Dillon 'Dill': Union army.
Jeffrey 'Jeff': Confederate.
Dillon 'Dill': Union army.
Jeffrey 'Jeff': Confederate.
Dillon 'Dill': I beg your pardon, Union army.
Jeffrey 'Jeff': I was, at that time, a colored slave and very anxious for the South to win, so I could collect my back pay. I'm still trying to collect.

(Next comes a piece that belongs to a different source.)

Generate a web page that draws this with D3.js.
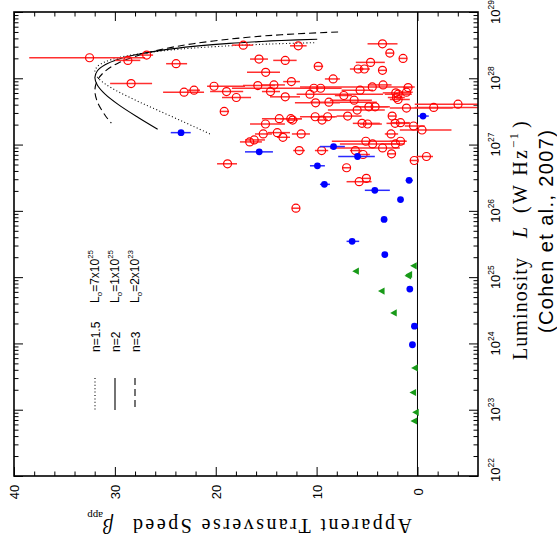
<!DOCTYPE html>
<html>
<head>
<meta charset="utf-8">
<script src="https://cdn.jsdelivr.net/npm/d3@7"></script>
<style>
body { margin: 0; background: #fff; }
svg { display: block; }
.sans { font-family: "Liberation Sans", Arial, Helvetica, sans-serif; }
.serif { font-family: "Liberation Serif", "Times New Roman", serif; }
</style>
</head>
<body>
<script>
// red: superluminal sources (beta_app, log L, error bar ends in beta)
var redBeta = [32.51,28.71,26.85,23.93,28.39,23.14,22.15,20.17,18.93,17.96,19.16,17.27,15.71,15.05,15.83,14.23,14.57,15.07,15.29,13.90,16.63,16.19,18.83,
	3.47,2.74,1.43,11.82,13.11,9.84,4.65,5.88,5.27,3.47,8.36,12.50,10.27,9.60,5.69,4.48,3.41,0.93,2.15,1.92,1.09,10.66,7.30,13.11,2.08,1.92,6.28,10.10,8.78,4.82,4.20,5.98,1.09,-1.61,-4.02,2.51,13.70,12.56,12.38,10.14,8.91,9.46,6.92,5.50,4.95,2.22,1.68,0.39,-0.45,
	13.34,11.53,2.62,5.12,4.45,3.46,2.18,1.68,6.16,5.39,11.72,9.50,2.57,-0.89,0.32,7.03,5.07,5.78,12.05];
var redLogL = [28.31,28.27,28.35,28.22,27.92,27.79,27.82,27.88,27.80,27.71,27.50,28.50,28.29,28.09,27.89,27.90,27.80,27.31,27.16,27.18,27.04,27.07,26.71,
	28.52,28.38,28.30,28.49,28.27,28.18,28.24,28.14,28.14,28.12,27.99,27.95,27.85,27.85,27.82,27.87,27.90,27.86,27.78,27.76,27.79,27.76,27.74,27.72,27.71,27.68,27.67,27.63,27.64,27.57,27.57,27.52,27.55,27.56,27.61,27.43,27.39,27.39,27.37,27.42,27.42,27.37,27.43,27.32,27.31,27.32,27.33,27.28,27.22,
	27.11,27.16,27.16,27.05,27.01,26.95,27.01,27.05,26.91,26.85,26.91,26.91,26.86,26.82,26.76,26.65,26.49,26.44,26.04];
var redBarHi = [38.49,29.97,27.48,24.92,30.47,25.22,22.74,20.86,20.56,19.38,19.57,18.39,16.60,16.90,17.30,15.42,15.42,16.60,16.11,14.82,17.60,17.10,19.87,
	4.95,3.04,1.76,12.64,14.30,10.24,6.11,6.70,5.91,3.83,9.18,13.31,18.39,11.16,7.52,11.65,4.92,1.43,3.44,3.24,1.95,11.98,8.19,14.62,2.94,2.74,8.68,12.15,10.66,6.21,5.71,8.88,2.74,0.27,0.27,2.84,15.42,13.63,12.94,11.65,10.66,9.97,8.02,6.41,5.71,3.07,2.54,1.26,1.75,
	13.93,12.45,3.24,8.49,7.69,8.68,3.24,2.74,6.70,6.21,12.32,10.17,2.94,0.10,0.76,7.40,5.51,7.03,12.25];
var redBarLo = [27.00,27.48,26.21,22.84,26.31,21.16,21.56,17.10,17.28,16.50,18.68,16.30,14.82,13.63,14.13,13.14,13.63,13.14,14.43,12.64,15.42,15.12,17.89,
	1.98,2.45,1.06,10.99,11.98,9.35,3.24,5.32,4.72,3.14,7.69,11.65,8.68,7.52,4.40,0.27,2.57,0.59,0.76,0.56,0.47,3.41,6.50,11.65,1.26,0.76,4.52,7.69,4.03,2.94,2.74,3.24,-3.50,-5.97,-6.00,2.15,11.46,11.46,11.85,8.19,7.99,8.88,5.54,3.73,3.53,0.76,0.76,-0.72,-3.37,
	12.64,10.66,1.92,1.16,1.75,1.75,1.26,1.06,5.51,4.72,11.16,8.85,2.25,-1.54,-0.03,6.70,4.62,4.55,11.85];

// blue: filled points
var blueBeta = [23.44,15.69,8.32,5.94,9.92,9.23,4.23,0.83,-0.55,1.68,3.31,6.48,3.24,0.76,0.30,0.50];
var blueLogL = [27.18,26.89,26.97,26.82,26.68,26.40,26.31,26.46,27.43,26.17,25.87,25.54,25.34,24.82,24.26,23.98];
var blueBarHi = [24.46,17.10,9.67,7.86,10.66,9.67,5.22,1.16,-0.03,1.68,3.31,7.03,3.24,0.76,0.30,0.50];
var blueBarLo = [22.48,14.33,7.20,4.23,9.18,8.68,2.74,0.47,-1.12,1.68,3.31,5.78,3.24,0.76,0.30,0.50];

// green: limits (left-pointing triangles)
var greenBeta = [6.11,0.37,0.93,0.83,3.56,2.35,0.27,0.44,0.17,0.34];
var greenLogL = [25.09,25.17,25.02,25.04,24.79,24.46,23.63,23.26,22.96,22.83];

// model curves (beta_app, log L)
var curveN15Beta = [10.24,13.49,15.46,18.63,22.23,24.96,27.69,29.65,30.97,31.73,31.98,31.73,30.97,29.65,27.69,25.73,23.22,21.14,20.53];
var curveN15LogL = [28.537,28.523,28.512,28.490,28.456,28.419,28.367,28.310,28.248,28.179,28.103,28.016,27.915,27.797,27.651,27.516,27.345,27.200,27.155];
var curveN2Beta = [9.94,13.49,15.46,18.63,22.23,24.96,27.69,29.65,30.97,31.73,31.98,31.73,30.97,29.65,27.69,25.76];
var curveN2LogL = [28.590,28.571,28.556,28.527,28.481,28.432,28.362,28.287,28.204,28.113,28.010,27.894,27.760,27.602,27.408,27.231];
var curveN3Beta = [7.87,11.09,13.49,15.46,18.63,22.23,24.96,27.69,29.65,30.97,31.73,31.98,31.73,30.97,30.35];
var curveN3LogL = [28.699,28.678,28.657,28.636,28.591,28.522,28.449,28.345,28.232,28.107,27.970,27.816,27.643,27.442,27.322];

var xMajor = [40, 30, 20, 10, 0];
var yExponents = [22, 23, 24, 25, 26, 27, 28, 29];

var width = 557, height = 542,
frame = {left: 14, right: 478, top: 12, bottom: 476};

var xSc = d3.scaleLinear().domain([40, -6]).range([frame.left, frame.right]),
ySc = d3.scaleLog().domain([1e22, 1e29]).range([frame.bottom, frame.top]);

function yL(v) { return ySc(Math.pow(10, v)); }

var svg = d3.select("body").append("svg")
	.attr("width", width).attr("height", height);

svg.append("defs").append("clipPath").attr("id", "plot-clip")
	.append("rect")
	.attr("x", frame.left).attr("y", frame.top)
	.attr("width", frame.right - frame.left)
	.attr("height", frame.bottom - frame.top);

// ticks
var xMinor = d3.range(-4, 40, 2).filter(function(v) { return v % 10 !== 0; });
var yMajor = yExponents.map(function(e) { return Math.pow(10, e); });
var yMinor = [];
yExponents.slice(0, -1).forEach(function(e) {
	for (var m = 2; m < 10; m++) yMinor.push(m * Math.pow(10, e));
});

function addAxis(axis, tr) {
	var g = svg.append("g").attr("transform", tr).call(axis);
	g.select(".domain").remove();
	g.selectAll("line").attr("stroke", "#000").attr("stroke-width", 1);
}

addAxis(d3.axisBottom(xSc).tickValues(xMajor).tickSize(-9).tickFormat(""), "translate(0," + frame.bottom + ")");
addAxis(d3.axisBottom(xSc).tickValues(xMinor).tickSize(-4.5).tickFormat(""), "translate(0," + frame.bottom + ")");
addAxis(d3.axisTop(xSc).tickValues(xMajor).tickSize(-9).tickFormat(""), "translate(0," + frame.top + ")");
addAxis(d3.axisTop(xSc).tickValues(xMinor).tickSize(-4.5).tickFormat(""), "translate(0," + frame.top + ")");
addAxis(d3.axisRight(ySc).tickValues(yMajor).tickSize(-9).tickFormat(""), "translate(" + frame.right + ",0)");
addAxis(d3.axisRight(ySc).tickValues(yMinor).tickSize(-4.5).tickFormat(""), "translate(" + frame.right + ",0)");
addAxis(d3.axisLeft(ySc).tickValues(yMajor).tickSize(-9).tickFormat(""), "translate(" + frame.left + ",0)");
addAxis(d3.axisLeft(ySc).tickValues(yMinor).tickSize(-4.5).tickFormat(""), "translate(" + frame.left + ",0)");

// zero line
svg.append("line")
	.attr("x1", xSc(0)).attr("x2", xSc(0))
	.attr("y1", frame.top).attr("y2", frame.bottom)
	.attr("stroke", "#000").attr("stroke-width", 1);

var plot = svg.append("g").attr("clip-path", "url(#plot-clip)");

// model curves
var line = d3.line()
	.x(function(d) { return xSc(d[0]); })
	.y(function(d) { return yL(d[1]); })
	.curve(d3.curveCatmullRom);

function zip(a, b) { return a.map(function(v, i) { return [v, b[i]]; }); }

var curves = [
	{pts: zip(curveN15Beta, curveN15LogL), dash: "1,2.4"},
	{pts: zip(curveN2Beta, curveN2LogL), dash: null},
	{pts: zip(curveN3Beta, curveN3LogL), dash: "7,4"}
];
curves.forEach(function(c) {
	plot.append("path")
		.attr("d", line(c.pts))
		.attr("fill", "none")
		.attr("stroke", "#000")
		.attr("stroke-width", 1.1)
		.attr("stroke-dasharray", c.dash);
});

// red error bars + open circles
var red = redBeta.map(function(b, i) {
	return {b: b, l: redLogL[i], hi: redBarHi[i], lo: redBarLo[i]};
});
var rr = 4;
plot.append("g").selectAll("line").data(red).enter().append("line")
	.attr("x1", function(d) { return Math.min(xSc(d.hi), xSc(d.b) - rr); })
	.attr("x2", function(d) { return Math.max(xSc(d.lo), xSc(d.b) + rr); })
	.attr("y1", function(d) { return yL(d.l); })
	.attr("y2", function(d) { return yL(d.l); })
	.attr("stroke", "#ff3030")
	.attr("stroke-width", 1.5);
plot.append("g").selectAll("circle").data(red).enter().append("circle")
	.attr("cx", function(d) { return xSc(d.b); })
	.attr("cy", function(d) { return yL(d.l); })
	.attr("r", rr)
	.attr("fill", "none")
	.attr("stroke", "#ff0000")
	.attr("stroke-width", 1.2);

// blue points
var blue = blueBeta.map(function(b, i) {
	return {b: b, l: blueLogL[i], hi: blueBarHi[i], lo: blueBarLo[i]};
});
plot.append("g").selectAll("line").data(blue).enter().append("line")
	.attr("x1", function(d) { return xSc(d.hi); })
	.attr("x2", function(d) { return xSc(d.lo); })
	.attr("y1", function(d) { return yL(d.l); })
	.attr("y2", function(d) { return yL(d.l); })
	.attr("stroke", "#2a2aff")
	.attr("stroke-width", 1.5);
plot.append("g").selectAll("circle").data(blue).enter().append("circle")
	.attr("cx", function(d) { return xSc(d.b); })
	.attr("cy", function(d) { return yL(d.l); })
	.attr("r", 3.4)
	.attr("fill", "#0000ff");

// green triangles
plot.append("g").selectAll("path").data(greenBeta).enter().append("path")
	.attr("transform", function(d, i) { return "translate(" + xSc(d) + "," + yL(greenLogL[i]) + ")"; })
	.attr("d", "M-3.6,0L3,-3.6L3,3.6Z")
	.attr("fill", "#189a18");

// frame
svg.append("rect")
	.attr("x", frame.left).attr("y", frame.top)
	.attr("width", frame.right - frame.left)
	.attr("height", frame.bottom - frame.top)
	.attr("fill", "none")
	.attr("stroke", "#000")
	.attr("stroke-width", 1.6);

// bottom tick labels (rotated)
svg.append("g").selectAll("text").data(xMajor).enter().append("text")
	.attr("class", "sans")
	.attr("transform", function(d) { return "translate(" + (xSc(d) + 0.5) + ",492) rotate(-90)"; })
	.attr("text-anchor", "middle")
	.attr("dy", "0.36em")
	.attr("font-size", "13px")
	.text(function(d) { return d; });

// right tick labels 10^n
var ylab = svg.append("g").selectAll("text").data(yExponents).enter().append("text")
	.attr("class", "sans")
	.attr("transform", function(d) {
		var yy = ySc(Math.pow(10, d)) + (d === 22 ? -6 : 0);
		return "translate(500," + yy + ") rotate(-90)";
	})
	.attr("text-anchor", "middle")
	.attr("font-size", "13px");
ylab.append("tspan").text("10");
ylab.append("tspan").attr("dy", -6).attr("font-size", "8.5px").text(function(d) { return d; });

// right axis title
svg.append("text").attr("class", "serif")
	.attr("transform", "translate(527,360) rotate(-90)")
	.attr("font-size", "20px")
	.attr("textLength", 102).attr("lengthAdjust", "spacing")
	.text("Luminosity");
svg.append("text").attr("class", "serif")
	.attr("transform", "translate(527,238) rotate(-90)")
	.attr("font-size", "20px").attr("font-style", "italic")
	.text("L");
svg.append("text").attr("class", "serif")
	.attr("transform", "translate(527,213) rotate(-90)")
	.attr("font-size", "20px")
	.attr("textLength", 63).attr("lengthAdjust", "spacing")
	.text("(W Hz");
svg.append("text").attr("class", "serif")
	.attr("transform", "translate(518,148) rotate(-90)")
	.attr("font-size", "13px")
	.attr("textLength", 15).attr("lengthAdjust", "spacing")
	.text("\u22121");
svg.append("text").attr("class", "serif")
	.attr("transform", "translate(527,128) rotate(-90)")
	.attr("font-size", "20px")
	.text(")");
svg.append("text").attr("class", "sans")
	.attr("transform", "translate(553,333) rotate(-90)")
	.attr("font-size", "20px")
	.attr("textLength", 203).attr("lengthAdjust", "spacing")
	.text("(Cohen et al., 2007)");

// bottom axis title (upside down)
svg.append("text").attr("class", "serif")
	.attr("transform", "translate(412,519) rotate(180)")
	.attr("font-size", "20px")
	.attr("textLength", 279).attr("lengthAdjust", "spacing")
	.text("Apparent Transverse Speed");
var beta = svg.append("text").attr("class", "serif")
	.attr("transform", "translate(113,519) rotate(180)")
	.attr("font-size", "20px").attr("font-style", "italic");
beta.append("tspan").text("\u03b2");
beta.append("tspan").attr("dy", 7).attr("font-size", "11px").attr("font-style", "normal").text("app");

// legend
var legN = ["n=1.5", "n=2", "n=3"],
legL0 = [["7", "25"], ["1", "25"], ["2", "23"]],
legDash = ["1,2.4", null, "7,4"],
legX = [95, 115, 135];

legX.forEach(function(lx, i) {
	svg.append("line")
		.attr("x1", lx).attr("x2", lx)
		.attr("y1", 378).attr("y2", 410)
		.attr("stroke", "#000").attr("stroke-width", 1.1)
		.attr("stroke-dasharray", legDash[i]);
	svg.append("text").attr("class", "sans")
		.attr("transform", "translate(" + (lx + 5) + ",352) rotate(-90)")
		.attr("font-size", "12px")
		.text(legN[i]);
	var t = svg.append("text").attr("class", "sans")
		.attr("transform", "translate(" + (lx + 4) + ",303) rotate(-90)")
		.attr("font-size", "12px");
	t.append("tspan").text("L");
	t.append("tspan").attr("dy", 3).attr("font-size", "8px").text("o");
	t.append("tspan").attr("dy", -3).text("=" + legL0[i][0] + "x10");
	t.append("tspan").attr("dy", -6).attr("font-size", "8px").text(legL0[i][1]);
});
</script>
</body>
</html>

Mary Clay: [Sarcastically] How dare you say that! We once paid you a dollar eighty on account.
-- Mary Clay -
Mary Clay: Jeff, stop talking like a big noble brother! Will you get it through your head that I'm free, white and twenty-one! And if I want to, I'll keep my self-respect around until its lost! I've played according to the book from now and where am I? From now on I use my own rules!
-- Mary Clay -
Fred: What'll it all be be, ladies?
Imogene Mayfield: Dope and cherry, Fred.
Fred: [to Mary] How about you, half-pint?
Mary Clay: Make mine a chocolate malt and drop an egg in it as fresh as you are.
Fred: The hens don't lay 'em that good.